STATED TASK: Quote the lines that run from the line containing "Convert this chart to matplotlib code." down to the line containing "from matplotlib.ticker import MultipleLocator". Include both of those lines, reproduce each exactly, and omit everything else.

(Entries with chart source code)

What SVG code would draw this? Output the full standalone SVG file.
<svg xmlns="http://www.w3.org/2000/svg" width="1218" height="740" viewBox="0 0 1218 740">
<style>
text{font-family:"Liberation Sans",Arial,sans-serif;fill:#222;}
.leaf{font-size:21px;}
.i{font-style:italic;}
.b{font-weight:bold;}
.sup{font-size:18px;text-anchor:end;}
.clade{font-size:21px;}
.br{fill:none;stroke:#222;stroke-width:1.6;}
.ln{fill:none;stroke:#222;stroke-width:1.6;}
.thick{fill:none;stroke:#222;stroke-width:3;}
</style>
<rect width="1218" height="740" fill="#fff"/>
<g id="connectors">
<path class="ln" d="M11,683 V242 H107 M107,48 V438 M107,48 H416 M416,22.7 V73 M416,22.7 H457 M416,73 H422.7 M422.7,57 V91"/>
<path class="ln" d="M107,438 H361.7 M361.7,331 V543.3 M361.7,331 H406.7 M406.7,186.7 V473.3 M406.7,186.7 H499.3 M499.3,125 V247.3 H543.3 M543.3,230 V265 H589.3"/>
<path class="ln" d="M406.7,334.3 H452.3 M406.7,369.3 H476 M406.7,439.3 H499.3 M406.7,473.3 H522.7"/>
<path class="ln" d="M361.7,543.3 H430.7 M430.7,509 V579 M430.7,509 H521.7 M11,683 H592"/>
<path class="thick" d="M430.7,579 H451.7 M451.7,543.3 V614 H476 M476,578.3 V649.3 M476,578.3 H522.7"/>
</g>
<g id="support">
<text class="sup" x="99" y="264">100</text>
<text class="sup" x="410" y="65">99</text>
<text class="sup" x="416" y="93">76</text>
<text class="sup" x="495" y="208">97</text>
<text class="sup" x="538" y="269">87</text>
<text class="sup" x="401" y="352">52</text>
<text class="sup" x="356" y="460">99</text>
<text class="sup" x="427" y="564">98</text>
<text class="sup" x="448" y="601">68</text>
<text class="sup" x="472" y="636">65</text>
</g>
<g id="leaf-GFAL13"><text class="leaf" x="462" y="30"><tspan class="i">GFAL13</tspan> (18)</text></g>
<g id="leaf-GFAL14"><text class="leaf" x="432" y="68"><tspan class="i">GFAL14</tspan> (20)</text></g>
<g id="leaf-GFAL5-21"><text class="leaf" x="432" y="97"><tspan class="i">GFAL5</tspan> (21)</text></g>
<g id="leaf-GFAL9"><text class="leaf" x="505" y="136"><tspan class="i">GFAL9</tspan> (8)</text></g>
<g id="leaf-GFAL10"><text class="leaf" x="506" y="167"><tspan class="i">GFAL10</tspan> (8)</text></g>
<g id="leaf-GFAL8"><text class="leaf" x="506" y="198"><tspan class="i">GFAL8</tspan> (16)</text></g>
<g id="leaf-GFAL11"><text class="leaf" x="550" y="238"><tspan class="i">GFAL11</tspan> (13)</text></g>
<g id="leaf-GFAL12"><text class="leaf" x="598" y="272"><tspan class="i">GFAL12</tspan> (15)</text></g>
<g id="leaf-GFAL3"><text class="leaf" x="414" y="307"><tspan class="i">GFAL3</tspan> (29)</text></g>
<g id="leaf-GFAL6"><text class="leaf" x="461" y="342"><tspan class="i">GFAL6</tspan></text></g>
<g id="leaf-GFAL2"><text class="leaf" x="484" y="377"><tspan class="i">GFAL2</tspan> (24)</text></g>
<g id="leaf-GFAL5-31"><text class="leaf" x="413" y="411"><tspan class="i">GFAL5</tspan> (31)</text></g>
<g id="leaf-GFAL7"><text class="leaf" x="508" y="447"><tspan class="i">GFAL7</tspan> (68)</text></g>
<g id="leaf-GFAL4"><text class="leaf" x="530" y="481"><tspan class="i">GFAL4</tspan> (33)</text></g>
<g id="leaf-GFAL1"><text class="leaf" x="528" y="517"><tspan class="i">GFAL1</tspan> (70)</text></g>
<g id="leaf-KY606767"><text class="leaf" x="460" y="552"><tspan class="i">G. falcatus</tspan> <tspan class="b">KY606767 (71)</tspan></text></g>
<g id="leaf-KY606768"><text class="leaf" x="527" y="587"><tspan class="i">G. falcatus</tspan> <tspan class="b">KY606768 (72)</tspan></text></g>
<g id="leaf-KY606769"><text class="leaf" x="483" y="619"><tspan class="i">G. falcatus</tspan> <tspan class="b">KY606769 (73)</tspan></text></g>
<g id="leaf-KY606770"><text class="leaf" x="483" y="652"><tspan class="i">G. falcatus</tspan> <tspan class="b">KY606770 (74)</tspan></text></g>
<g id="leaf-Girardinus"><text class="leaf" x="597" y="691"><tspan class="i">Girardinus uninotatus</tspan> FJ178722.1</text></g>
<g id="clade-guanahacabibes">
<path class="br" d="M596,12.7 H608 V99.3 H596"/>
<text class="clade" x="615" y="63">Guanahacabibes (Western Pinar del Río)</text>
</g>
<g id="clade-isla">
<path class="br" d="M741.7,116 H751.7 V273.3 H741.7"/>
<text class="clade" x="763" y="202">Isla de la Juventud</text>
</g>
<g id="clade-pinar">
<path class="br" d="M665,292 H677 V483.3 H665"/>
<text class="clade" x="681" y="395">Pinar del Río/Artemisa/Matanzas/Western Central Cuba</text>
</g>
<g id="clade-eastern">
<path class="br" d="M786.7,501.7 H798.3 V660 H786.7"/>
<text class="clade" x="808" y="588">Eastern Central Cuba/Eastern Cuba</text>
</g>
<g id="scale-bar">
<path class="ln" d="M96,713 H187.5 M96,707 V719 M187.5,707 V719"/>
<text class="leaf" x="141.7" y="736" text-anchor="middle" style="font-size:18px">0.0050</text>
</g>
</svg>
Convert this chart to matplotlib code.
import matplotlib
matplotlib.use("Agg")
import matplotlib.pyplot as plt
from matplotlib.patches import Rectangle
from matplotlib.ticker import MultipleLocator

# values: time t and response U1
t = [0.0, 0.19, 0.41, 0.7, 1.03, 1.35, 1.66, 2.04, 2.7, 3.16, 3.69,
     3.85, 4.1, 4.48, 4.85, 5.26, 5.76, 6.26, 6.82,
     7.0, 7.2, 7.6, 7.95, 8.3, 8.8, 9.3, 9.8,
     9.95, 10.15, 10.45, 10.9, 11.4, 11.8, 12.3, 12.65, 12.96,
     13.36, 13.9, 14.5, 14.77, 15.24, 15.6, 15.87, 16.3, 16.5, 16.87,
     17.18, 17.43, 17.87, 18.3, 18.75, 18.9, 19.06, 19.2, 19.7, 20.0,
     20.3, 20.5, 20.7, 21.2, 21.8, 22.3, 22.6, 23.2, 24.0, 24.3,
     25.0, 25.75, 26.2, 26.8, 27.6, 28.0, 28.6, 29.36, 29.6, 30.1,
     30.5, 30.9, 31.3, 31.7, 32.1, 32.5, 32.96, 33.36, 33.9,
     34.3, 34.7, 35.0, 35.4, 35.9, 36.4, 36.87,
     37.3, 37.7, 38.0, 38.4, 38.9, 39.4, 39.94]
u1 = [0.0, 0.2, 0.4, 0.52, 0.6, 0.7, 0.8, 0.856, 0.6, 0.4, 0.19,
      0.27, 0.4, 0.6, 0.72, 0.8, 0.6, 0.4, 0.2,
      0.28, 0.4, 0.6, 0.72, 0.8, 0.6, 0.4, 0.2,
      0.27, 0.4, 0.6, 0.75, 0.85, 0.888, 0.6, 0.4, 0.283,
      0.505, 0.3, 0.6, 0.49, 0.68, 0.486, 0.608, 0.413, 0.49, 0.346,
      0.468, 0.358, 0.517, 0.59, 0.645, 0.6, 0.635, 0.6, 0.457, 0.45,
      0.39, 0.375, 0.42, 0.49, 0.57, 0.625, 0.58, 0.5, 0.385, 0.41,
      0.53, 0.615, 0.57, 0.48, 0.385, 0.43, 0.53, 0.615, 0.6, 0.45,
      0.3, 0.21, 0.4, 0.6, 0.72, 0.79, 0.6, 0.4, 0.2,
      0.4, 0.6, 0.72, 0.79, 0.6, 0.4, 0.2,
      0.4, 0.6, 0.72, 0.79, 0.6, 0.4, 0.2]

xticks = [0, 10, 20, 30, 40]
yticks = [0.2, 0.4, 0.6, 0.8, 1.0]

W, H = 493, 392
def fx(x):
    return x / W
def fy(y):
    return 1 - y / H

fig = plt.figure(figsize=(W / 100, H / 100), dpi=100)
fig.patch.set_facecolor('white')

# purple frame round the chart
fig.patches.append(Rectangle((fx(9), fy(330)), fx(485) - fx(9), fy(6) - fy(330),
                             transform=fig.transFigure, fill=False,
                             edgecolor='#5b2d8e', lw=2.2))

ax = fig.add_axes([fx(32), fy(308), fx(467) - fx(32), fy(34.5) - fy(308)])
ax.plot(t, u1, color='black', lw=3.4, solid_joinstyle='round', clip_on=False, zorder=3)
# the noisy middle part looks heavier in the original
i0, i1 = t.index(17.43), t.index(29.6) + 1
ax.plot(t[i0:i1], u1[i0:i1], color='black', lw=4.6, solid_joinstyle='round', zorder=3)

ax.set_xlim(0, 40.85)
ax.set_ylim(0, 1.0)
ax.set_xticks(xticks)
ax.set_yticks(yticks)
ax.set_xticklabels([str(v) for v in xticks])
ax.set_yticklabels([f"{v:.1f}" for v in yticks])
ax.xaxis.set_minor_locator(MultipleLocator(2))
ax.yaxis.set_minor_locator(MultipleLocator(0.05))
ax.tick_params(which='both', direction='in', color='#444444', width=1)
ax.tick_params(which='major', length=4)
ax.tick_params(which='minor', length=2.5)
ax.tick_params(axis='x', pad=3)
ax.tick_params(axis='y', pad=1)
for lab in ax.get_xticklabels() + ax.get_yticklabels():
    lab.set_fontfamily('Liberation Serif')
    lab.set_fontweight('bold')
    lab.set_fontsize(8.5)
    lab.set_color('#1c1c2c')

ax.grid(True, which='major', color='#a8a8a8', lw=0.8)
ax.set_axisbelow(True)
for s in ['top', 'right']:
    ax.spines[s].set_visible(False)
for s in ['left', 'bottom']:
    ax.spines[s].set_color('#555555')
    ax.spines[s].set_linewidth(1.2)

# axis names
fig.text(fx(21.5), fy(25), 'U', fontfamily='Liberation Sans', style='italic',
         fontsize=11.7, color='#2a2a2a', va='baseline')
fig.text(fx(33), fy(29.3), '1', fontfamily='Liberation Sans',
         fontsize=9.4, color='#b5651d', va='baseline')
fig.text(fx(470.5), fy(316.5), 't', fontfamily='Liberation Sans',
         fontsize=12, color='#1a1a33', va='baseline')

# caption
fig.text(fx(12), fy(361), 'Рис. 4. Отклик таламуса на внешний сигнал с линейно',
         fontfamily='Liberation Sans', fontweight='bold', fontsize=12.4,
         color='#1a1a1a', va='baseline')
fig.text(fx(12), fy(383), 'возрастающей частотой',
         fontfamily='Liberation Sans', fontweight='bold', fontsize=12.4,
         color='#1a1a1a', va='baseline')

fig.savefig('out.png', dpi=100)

ANSWER FOR THIS EXERCISE:
Convert this chart to matplotlib code.
import matplotlib
matplotlib.use("Agg")
import matplotlib.pyplot as plt
from matplotlib.patches import Rectangle
from matplotlib.ticker import MultipleLocator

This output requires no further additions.